Raccolta dati a cura di Federico Cilauro e Francesco Esposito
(1) Per la legislazione pre-riforma del 1977 (contenuta nella legge 5 marzo 1977, n. 54), si veda la legge 27 maggio 1949, n. 260. Per le variazioni nelle festività post-riforma del 1977, si vedano il Dpr 28 dicembre 1985, n. 792, e la legge 22 maggio 1986, n. 200.
(2) Per controllare per i fattori ciclici legati al passare del tempo, ho usato due diverse specificazioni: (a) una in differenze prime (in cui si spiega la variazione nella produzione dall’anno precedente a quello attuale in funzione della stessa variazione nell’indice di feste effettive); (b) una che controlla per un polinomio di terzo grado del tempo. Entrambe le specificazioni producono risultati simili. Inoltre, usare il Pill al posto della produzione industriale o manifatturiera produce correlazioni ancora meno significative con l’indice delle feste effettive: risultato che non sorprende visto che il Pil include anche lo stipendio dei dipendenti pubblici, che resta immutato al variare delle festività.
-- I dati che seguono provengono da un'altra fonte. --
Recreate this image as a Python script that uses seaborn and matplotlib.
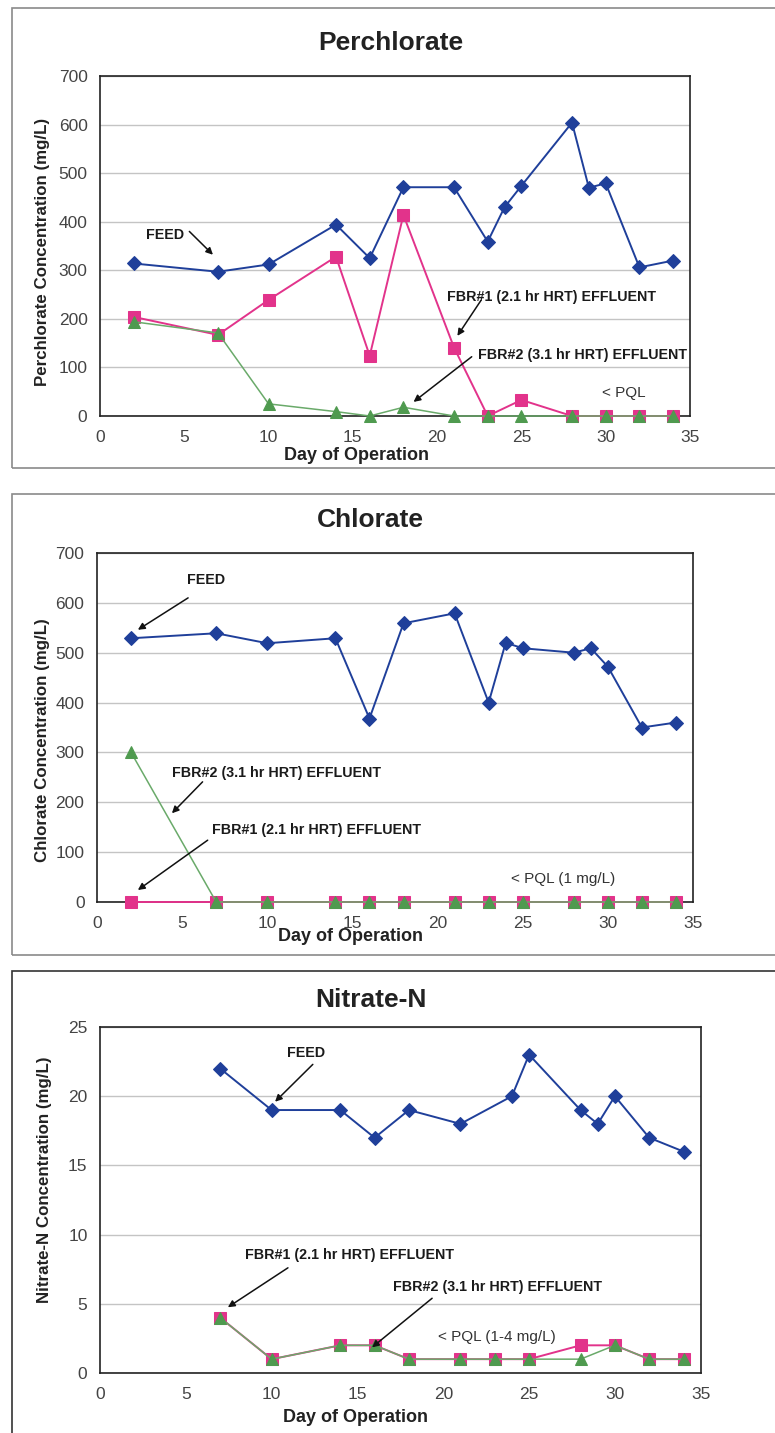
import matplotlib
matplotlib.use('Agg')
import matplotlib.pyplot as plt
from matplotlib.patches import Rectangle
import seaborn as sns

# Perchlorate
perc_days_feed = [2, 7, 10, 14, 16, 18, 21, 23, 24, 25, 28, 29, 30, 32, 34]
perc_feed = [314, 297, 312, 394, 325, 471, 471, 359, 430, 474, 604, 470, 479, 306, 320]
perc_days_eff = [2, 7, 10, 14, 16, 18, 21, 23, 25, 28, 30, 32, 34]
perc_fbr1 = [204, 167, 239, 328, 124, 414, 141, 0, 33, 0, 0, 0, 0]
perc_fbr2 = [194, 171, 25, 9, 0, 18, 0, 0, 0, 0, 0, 0, 0]

# Chlorate
chl_days_feed = [2, 7, 10, 14, 16, 18, 21, 23, 24, 25, 28, 29, 30, 32, 34]
chl_feed = [529, 539, 519, 529, 368, 559, 579, 400, 520, 509, 500, 509, 472, 350, 360]
chl_days_eff = [2, 7, 10, 14, 16, 18, 21, 23, 25, 28, 30, 32, 34]
chl_fbr1 = [0, 0, 0, 0, 0, 0, 0, 0, 0, 0, 0, 0, 0]
chl_fbr2 = [300, 0, 0, 0, 0, 0, 0, 0, 0, 0, 0, 0, 0]

# Nitrate-N
nit_days_feed = [7, 10, 14, 16, 18, 21, 24, 25, 28, 29, 30, 32, 34]
nit_feed = [22, 19, 19, 17, 19, 18, 20, 23, 19, 18, 20, 17, 16]
nit_days_eff = [7, 10, 14, 16, 18, 21, 23, 25, 28, 30, 32, 34]
nit_fbr1 = [4, 1, 2, 2, 1, 1, 1, 1, 2, 2, 1, 1]
nit_fbr2 = [4, 1, 2, 2, 1, 1, 1, 1, 1, 2, 1, 1]

FBR1 = 'FBR#1 (2.1 hr HRT) EFFLUENT'
FBR2 = 'FBR#2 (3.1 hr HRT) EFFLUENT'

sns.set_style('white')
plt.rcParams['font.family'] = ['Liberation Sans', 'DejaVu Sans']

BLUE = '#1f3f9a'
PINK = '#e2338b'
GREEN = '#4f9a4f'
GREEN_LINE = '#6aaa6a'
TICK = '#444444'

fig = plt.figure(figsize=(7.75, 14.33), dpi=100)

# panel frames (figure px -> fraction)
H = 1433.0
W = 775.0
for top, bot, col in [(8, 468, '#8a8a8a'), (494, 955, '#8a8a8a'), (971, 1445, '#333333')]:
    fig.add_artist(Rectangle((12 / W, 1 - bot / H), 1.0, (bot - top) / H,
                             transform=fig.transFigure, fill=False, ec=col, lw=1.2))

panels = [
    dict(rect=(100, 690, 76, 416), title='Perchlorate', tx=391, ty=43, ymax=700, ystep=100,
         ylabel='Perchlorate Concentration (mg/L)', ylab=(-0.098, 0.482), xlab=(0.434, -0.115),
         dfeed=perc_days_feed, feed=perc_feed, deff=perc_days_eff, f1=perc_fbr1, f2=perc_fbr2,
         notes=[('FEED', 2.75, 373, 'bold', (5.3, 380), (6.7, 332)),
                (FBR1, 20.6, 245, 'bold', (22.6, 238), (21.2, 165)),
                (FBR2, 22.4, 126, 'bold', (22.05, 122), (18.6, 29)),
                ('< PQL', 29.8, 47, 'normal', None, None)]),
    dict(rect=(97, 693, 553, 902), title='Chlorate', tx=370, ty=520, ymax=700, ystep=100,
         ylabel='Chlorate Concentration (mg/L)', ylab=(-0.092, 0.464), xlab=(0.426, -0.100),
         dfeed=chl_days_feed, feed=chl_feed, deff=chl_days_eff, f1=chl_fbr1, f2=chl_fbr2,
         notes=[('FEED', 5.3, 646, 'bold', (5.35, 610), (2.4, 546)),
                (FBR2, 4.4, 259, 'bold', (6.2, 241), (4.4, 178)),
                (FBR1, 6.75, 144, 'bold', (6.5, 124), (2.4, 24)),
                ('< PQL (1 mg/L)', 24.3, 46, 'normal', None, None)]),
    dict(rect=(100, 700.7, 1027, 1373), title='Nitrate-N', tx=371, ty=1000, ymax=25, ystep=5,
         ylabel='Nitrate-N Concentration (mg/L)', ylab=(-0.093, 0.558), xlab=(0.426, -0.130),
         dfeed=nit_days_feed, feed=nit_feed, deff=nit_days_eff, f1=nit_fbr1, f2=nit_fbr2,
         notes=[('FEED', 10.9, 23.1, 'bold', (12.4, 22.3), (10.2, 19.6)),
                (FBR1, 8.45, 8.53, 'bold', (10.95, 7.6), (7.45, 4.75)),
                (FBR2, 17.07, 6.2, 'bold', (19.35, 5.4), (15.85, 1.85)),
                ('< PQL (1-4 mg/L)', 19.7, 2.6, 'normal', None, None)]),
]

for p in panels:
    x0, x1, y0, y1 = p['rect']
    ax = fig.add_axes([x0 / W, 1 - y1 / H, (x1 - x0) / W, (y1 - y0) / H])

    sns.lineplot(x=p['dfeed'], y=p['feed'], ax=ax, color=BLUE, marker='D', markersize=7,
                 markeredgecolor=BLUE, linewidth=1.4, clip_on=False, zorder=5)
    sns.lineplot(x=p['deff'], y=p['f1'], ax=ax, color=PINK, marker='s', markersize=9,
                 markeredgecolor=PINK, linewidth=1.4, clip_on=False, zorder=6)
    sns.lineplot(x=p['deff'], y=p['f2'], ax=ax, color=GREEN_LINE, marker='^', markersize=8,
                 markerfacecolor=GREEN, markeredgecolor=GREEN, linewidth=1.1,
                 clip_on=False, zorder=7)

    ax.set_xlim(0, 35)
    ax.set_ylim(0, p['ymax'])
    ax.set_xticks(range(0, 36, 5))
    ax.set_yticks(range(0, p['ymax'] + 1, p['ystep']))
    ax.tick_params(axis='both', length=0, labelsize=12.5, labelcolor=TICK)
    ax.tick_params(axis='x', pad=10)
    ax.tick_params(axis='y', pad=9)
    ax.grid(axis='y', color='#c4c4c4', linewidth=1.0)
    ax.set_axisbelow(True)
    for s in ax.spines.values():
        s.set_visible(True)
        s.set_color('#222222')
        s.set_linewidth(1.2)

    ax.set_xlabel('Day of Operation', fontsize=13, fontweight='bold', color='#222222', va='center')
    ax.xaxis.set_label_coords(*p['xlab'])
    ax.set_ylabel(p['ylabel'], fontsize=12.2, fontweight='bold', color='#222222', va='center')
    ax.yaxis.set_label_coords(*p['ylab'])

    fig.text(p['tx'] / W, 1 - p['ty'] / H, p['title'], ha='center', va='center',
             fontsize=19, fontweight='bold', color='#222222')

    for txt, tx, ty, wt, tail, head in p['notes']:
        ax.text(tx, ty, txt, ha='left', va='center', fontsize=10.3 if wt == 'bold' else 11,
                fontweight=wt, color='#1a1a1a' if wt == 'bold' else '#333333', zorder=9)
        if tail is not None:
            ax.annotate('', xy=head, xytext=tail,
                        arrowprops=dict(arrowstyle='-|>', color='#111111', lw=1.1,
                                        mutation_scale=10, shrinkA=0, shrinkB=0), zorder=9)

    leg = ax.get_legend()
    if leg is not None:
        leg.remove()

fig.savefig('out.png', dpi=100)
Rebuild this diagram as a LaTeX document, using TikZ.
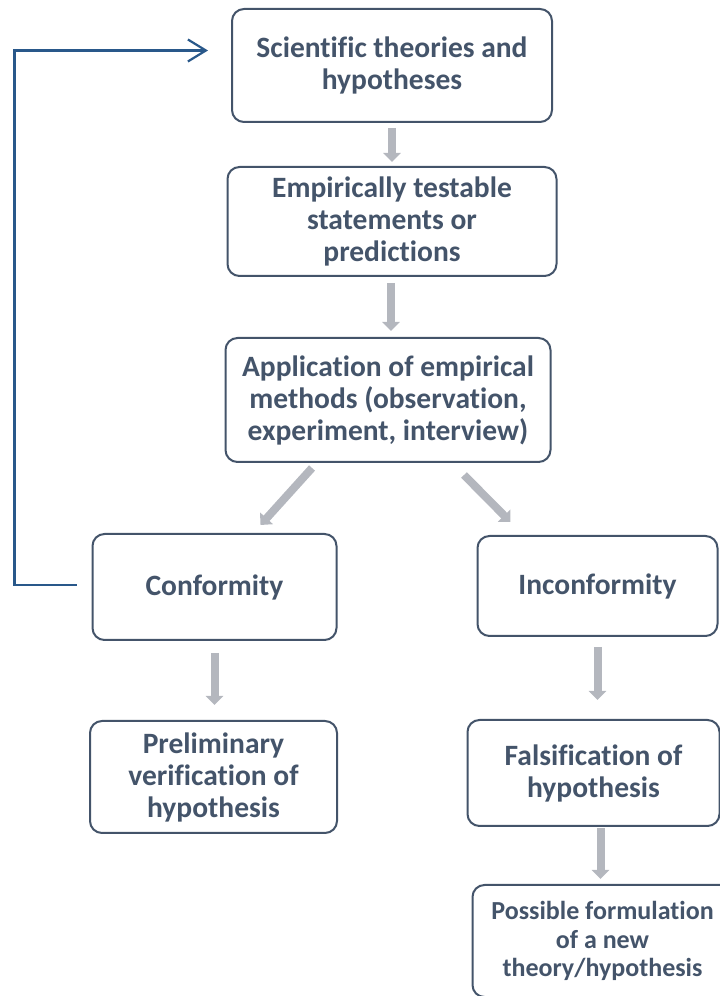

(3) Ho ripetuto lo stesso esercizio sfruttando gli anni bisestili (che regalano un giorno di lavoro in più all’anno) e la variabilità dovuta al fatto che il 29 febbraio può cadere di sabato o domenica. Di nuovo, non sembra esserci nessuna correlazione significativa tra queste variazioni (casuali) nei giorni di lavoro e la produzione industriale o manifatturiera annua.